A rare badger, believed to be one of only 30 remaining in the Okanagan Valley, has been spotted at the Osoyoos Desert Centre.
Based on the range of the animal, the centre says it’s from the Taxidea taxus jeffersonii subspecies, which is classified as endangered by the Government of Canada and is red-listed by the B.C. Conservation Data Centre.
Desert centre manager Leor Oren says there was a sighting in September, but it wasn’t until early October that guests of the interpretive facility were able to photograph the burrowing mammal.
“It was 99 per cent until we got the actual photographic proof, and now we’re very happy to say that we definitely have a badger on premises,” said Oren.
“Seeing one is quite rare and quite exciting. Our post on Facebook just exploded. We’ve never seen anything like this.”
This subspecies of the short and stout carnivores roam the dry southern Interior of B.C.
The abandoned burrows of badgers are said to provide key nesting sites for wildlife like the burrowing owl.
“Other species like cotton tails or rodents like to use the burrows of the badger, so they just increase biodiversity everywhere they go,” said Oren.
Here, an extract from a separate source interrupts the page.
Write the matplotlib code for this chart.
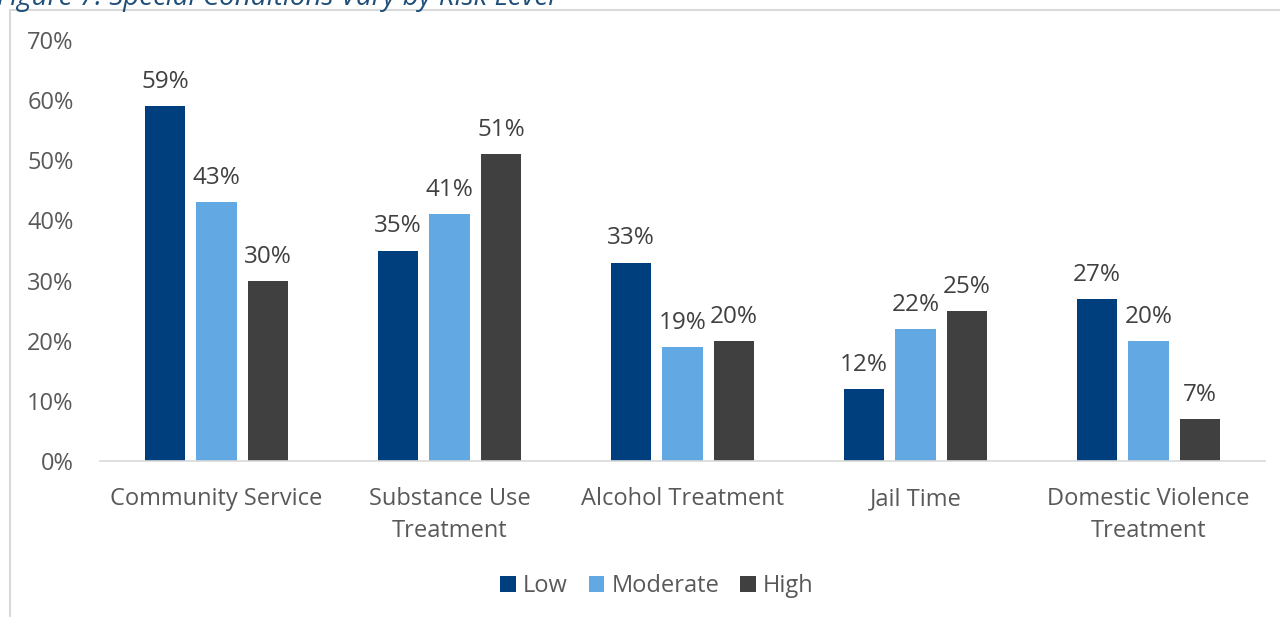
import numpy as np
import matplotlib.pyplot as plt
from matplotlib.patches import Rectangle

categories = ['Community Service', 'Substance Use\nTreatment', 'Alcohol Treatment',
              'Jail Time', 'Domestic Violence\nTreatment']
low = [59, 35, 33, 12, 27]
moderate = [43, 41, 19, 22, 20]
high = [30, 51, 20, 25, 7]
series_names = ['Low', 'Moderate', 'High']
colors = ['#003F7D', '#62A8E3', '#404040']
yticks = [0, 10, 20, 30, 40, 50, 60, 70]

plt.rcParams['font.family'] = ['Open Sans', 'DejaVu Sans']
txt = '#595959'
fs = 17

fig = plt.figure(figsize=(12.8, 6.17), dpi=100)
# marco gris del gráfico
fig.patches.append(Rectangle((10 / 1280, -0.01), 1.1, 1 - 10 / 617 + 0.01,
                             transform=fig.transFigure, fill=False,
                             edgecolor='#D9D9D9', linewidth=1.5))
fig.text(-0.002, 1 - 5 / 617, 'Figure 7: Special Conditions Vary by Risk Level',
         fontsize=20, style='italic', color='#1F4E79', va='baseline')

ax = fig.add_axes([100 / 1280, 1 - 461 / 617, 1165 / 1280, 421 / 617])
x = np.arange(len(categories))
w = 0.172
step = 0.221
for i, (vals, name) in enumerate(zip([low, moderate, high], series_names)):
    pos = x + (i - 1) * step
    ax.bar(pos, vals, width=w, color=colors[i], label=name)
    for p, v in zip(pos, vals):
        ax.text(p, v + 2, f'{v}%', ha='center', va='bottom', fontsize=17.5, color='#404040')

ax.set_xlim(-0.5, len(categories) - 0.5)
ax.set_ylim(0, 70)
ax.set_yticks(yticks)
ax.set_yticklabels([f'{t}%' for t in yticks], fontsize=fs, color=txt)
ax.set_xticks(x)
ax.set_xticklabels(categories, fontsize=fs, color=txt, linespacing=1.4)
ax.tick_params(axis='both', length=0)
ax.tick_params(axis='y', pad=19)
ax.tick_params(axis='x', pad=19)
for s in ['top', 'right', 'left']:
    ax.spines[s].set_visible(False)
ax.spines['bottom'].set_color('#D9D9D9')
ax.spines['bottom'].set_linewidth(1.2)

leg = fig.legend(loc='center', bbox_to_anchor=(657 / 1280, 1 - 586 / 617), ncol=3,
                 frameon=False, fontsize=fs, handlelength=0.65, handleheight=0.65,
                 handletextpad=0.3, columnspacing=0.9)
for t in leg.get_texts():
    t.set_color(txt)

fig.savefig('out.png', dpi=100)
According to a recovery strategy report from the B.C. government, based on trading records there has been a long-term decline in badger populations since the 1920s.
Threats to badger population
That 2008 report estimated there were only 230 to 340 badgers in B.C. Oren says there are currently around 300 in the province.
The B.C. Ministry of Environment lists several threats to the animal’s survival, including illegal or accidental trapping, reduced food supply, vehicle traffic and loss of grassland habitat.
“People used to think that they dig little burrows that cattle fall into and break their legs. It was later found out it’s actually the gophers that dig those little burrows, and badgers actually eat gophers, so we [have] to protect the badgers.”
Oren is hopeful that their new guest will stay within the safety of the desert centre, but due to their transient nature he is doubtful that will happen.
“I just wish the badger [would] stick around, dig lots of burrows and just increase our biodiversity at the desert centre,” Oren said.
The Ministry of Environment says land managers can help the badger population by maintaining large tracts of grassy land and monitoring the use of rodenticides. Landowners should be encouraged to be more sympathetic to the animals, and the shooting or trapping of a badger should be reported, the ministry says.